Exercise objective -
Write out each line from the data below that includes the word "this".

== == ==

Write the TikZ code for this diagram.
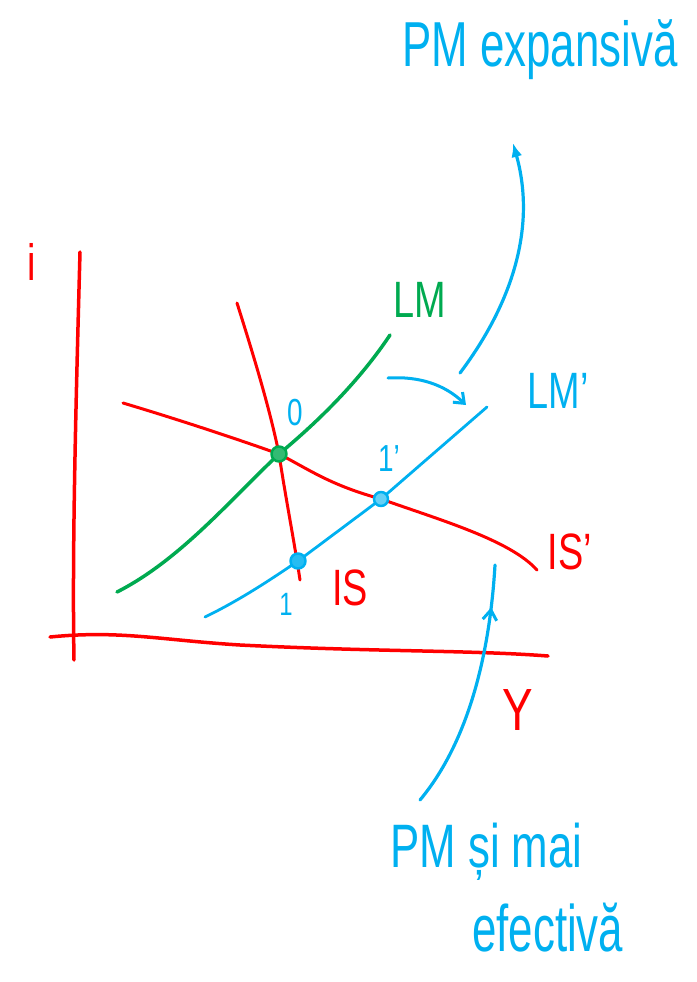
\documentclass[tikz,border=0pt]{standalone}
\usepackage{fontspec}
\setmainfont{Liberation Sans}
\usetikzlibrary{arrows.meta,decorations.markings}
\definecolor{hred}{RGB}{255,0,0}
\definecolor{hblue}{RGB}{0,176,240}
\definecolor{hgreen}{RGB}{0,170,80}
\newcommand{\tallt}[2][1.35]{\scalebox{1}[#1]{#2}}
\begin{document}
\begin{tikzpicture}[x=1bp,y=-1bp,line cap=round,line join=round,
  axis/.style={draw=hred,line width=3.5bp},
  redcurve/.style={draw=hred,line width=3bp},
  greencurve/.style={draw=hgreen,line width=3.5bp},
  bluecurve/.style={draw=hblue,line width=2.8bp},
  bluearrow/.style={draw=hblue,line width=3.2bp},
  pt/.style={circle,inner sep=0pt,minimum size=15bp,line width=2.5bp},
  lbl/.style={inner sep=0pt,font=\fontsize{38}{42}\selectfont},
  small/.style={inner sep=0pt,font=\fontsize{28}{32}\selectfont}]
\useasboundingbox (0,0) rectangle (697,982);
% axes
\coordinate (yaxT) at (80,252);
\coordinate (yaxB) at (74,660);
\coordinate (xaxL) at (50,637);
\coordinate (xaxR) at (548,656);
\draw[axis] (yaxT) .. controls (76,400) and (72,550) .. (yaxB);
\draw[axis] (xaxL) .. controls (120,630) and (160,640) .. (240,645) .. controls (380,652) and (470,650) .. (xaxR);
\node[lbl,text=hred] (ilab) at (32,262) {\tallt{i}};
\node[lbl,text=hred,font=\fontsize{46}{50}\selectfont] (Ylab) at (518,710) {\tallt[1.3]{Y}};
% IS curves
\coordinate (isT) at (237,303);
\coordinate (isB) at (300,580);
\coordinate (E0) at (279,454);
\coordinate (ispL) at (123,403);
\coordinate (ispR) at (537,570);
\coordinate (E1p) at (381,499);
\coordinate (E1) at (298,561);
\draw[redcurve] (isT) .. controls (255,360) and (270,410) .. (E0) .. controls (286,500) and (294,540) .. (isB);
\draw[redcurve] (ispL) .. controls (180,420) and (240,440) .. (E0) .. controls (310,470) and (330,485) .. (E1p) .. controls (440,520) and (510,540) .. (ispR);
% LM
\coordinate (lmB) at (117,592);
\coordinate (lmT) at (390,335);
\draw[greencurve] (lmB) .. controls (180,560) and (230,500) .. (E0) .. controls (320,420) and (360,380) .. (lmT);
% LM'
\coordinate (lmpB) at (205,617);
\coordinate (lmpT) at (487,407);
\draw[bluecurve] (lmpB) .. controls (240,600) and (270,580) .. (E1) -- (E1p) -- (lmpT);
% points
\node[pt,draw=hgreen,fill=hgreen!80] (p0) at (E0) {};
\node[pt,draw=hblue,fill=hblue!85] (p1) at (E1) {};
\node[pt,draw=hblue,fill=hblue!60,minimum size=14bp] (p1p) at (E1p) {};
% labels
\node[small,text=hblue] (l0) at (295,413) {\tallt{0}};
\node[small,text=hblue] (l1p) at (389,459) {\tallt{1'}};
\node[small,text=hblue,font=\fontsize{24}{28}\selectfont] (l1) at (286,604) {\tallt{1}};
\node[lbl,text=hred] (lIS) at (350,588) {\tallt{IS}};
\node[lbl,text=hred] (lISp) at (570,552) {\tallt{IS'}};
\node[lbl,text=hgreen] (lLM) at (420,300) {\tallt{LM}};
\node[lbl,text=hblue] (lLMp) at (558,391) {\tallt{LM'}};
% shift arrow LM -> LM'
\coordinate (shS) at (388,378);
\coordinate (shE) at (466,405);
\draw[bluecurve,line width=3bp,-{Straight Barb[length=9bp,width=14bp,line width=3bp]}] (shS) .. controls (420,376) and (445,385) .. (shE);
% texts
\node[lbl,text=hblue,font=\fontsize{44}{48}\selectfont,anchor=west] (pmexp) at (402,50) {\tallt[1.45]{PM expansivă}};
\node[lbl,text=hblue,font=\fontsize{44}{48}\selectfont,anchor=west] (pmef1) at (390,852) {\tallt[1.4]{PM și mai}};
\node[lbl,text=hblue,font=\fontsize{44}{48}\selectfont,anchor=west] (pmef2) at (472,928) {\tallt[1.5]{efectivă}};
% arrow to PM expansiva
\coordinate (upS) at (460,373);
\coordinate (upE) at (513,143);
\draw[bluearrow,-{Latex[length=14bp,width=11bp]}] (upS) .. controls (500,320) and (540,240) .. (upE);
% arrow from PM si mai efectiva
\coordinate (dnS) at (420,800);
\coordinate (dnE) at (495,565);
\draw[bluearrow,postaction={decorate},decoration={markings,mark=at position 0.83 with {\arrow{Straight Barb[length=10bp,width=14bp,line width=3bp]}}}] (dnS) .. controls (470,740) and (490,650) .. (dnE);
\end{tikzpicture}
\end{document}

== == ==

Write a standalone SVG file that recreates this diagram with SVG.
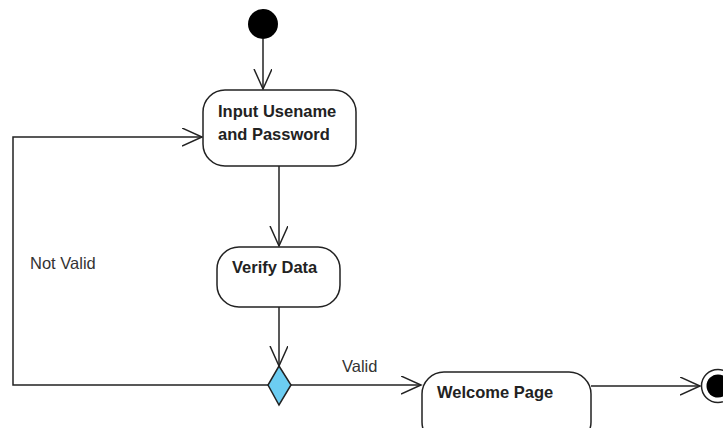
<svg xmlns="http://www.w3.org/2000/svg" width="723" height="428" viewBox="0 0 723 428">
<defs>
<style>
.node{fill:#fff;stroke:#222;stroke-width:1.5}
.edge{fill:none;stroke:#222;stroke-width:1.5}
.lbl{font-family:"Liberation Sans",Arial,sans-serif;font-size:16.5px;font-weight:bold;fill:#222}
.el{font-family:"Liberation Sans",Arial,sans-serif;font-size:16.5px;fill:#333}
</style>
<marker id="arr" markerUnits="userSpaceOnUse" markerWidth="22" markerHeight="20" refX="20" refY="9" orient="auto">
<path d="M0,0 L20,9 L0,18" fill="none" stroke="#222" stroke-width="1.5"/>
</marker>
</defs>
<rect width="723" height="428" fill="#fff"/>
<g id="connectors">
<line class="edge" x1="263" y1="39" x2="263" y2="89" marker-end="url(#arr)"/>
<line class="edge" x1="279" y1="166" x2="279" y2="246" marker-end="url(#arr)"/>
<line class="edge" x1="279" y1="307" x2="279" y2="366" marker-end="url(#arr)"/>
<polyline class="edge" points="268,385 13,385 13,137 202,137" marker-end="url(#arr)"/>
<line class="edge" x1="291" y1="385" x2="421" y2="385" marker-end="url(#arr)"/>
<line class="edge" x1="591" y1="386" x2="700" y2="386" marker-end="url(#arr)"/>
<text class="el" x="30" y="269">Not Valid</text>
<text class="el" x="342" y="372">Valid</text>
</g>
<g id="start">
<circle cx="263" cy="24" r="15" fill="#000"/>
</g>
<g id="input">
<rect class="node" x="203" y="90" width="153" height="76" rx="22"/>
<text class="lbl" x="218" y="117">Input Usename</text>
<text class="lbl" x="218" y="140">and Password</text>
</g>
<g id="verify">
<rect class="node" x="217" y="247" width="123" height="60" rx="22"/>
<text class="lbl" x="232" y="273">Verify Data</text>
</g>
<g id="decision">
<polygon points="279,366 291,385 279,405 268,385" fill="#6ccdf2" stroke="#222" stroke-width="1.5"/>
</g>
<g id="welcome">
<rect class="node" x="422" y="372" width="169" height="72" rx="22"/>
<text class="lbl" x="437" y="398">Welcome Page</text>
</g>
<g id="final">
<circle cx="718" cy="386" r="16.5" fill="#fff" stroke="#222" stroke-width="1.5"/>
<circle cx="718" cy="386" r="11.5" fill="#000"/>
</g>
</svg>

== == ==

The reply -
Write the TikZ code for this diagram.
Write a standalone SVG file that recreates this diagram with SVG.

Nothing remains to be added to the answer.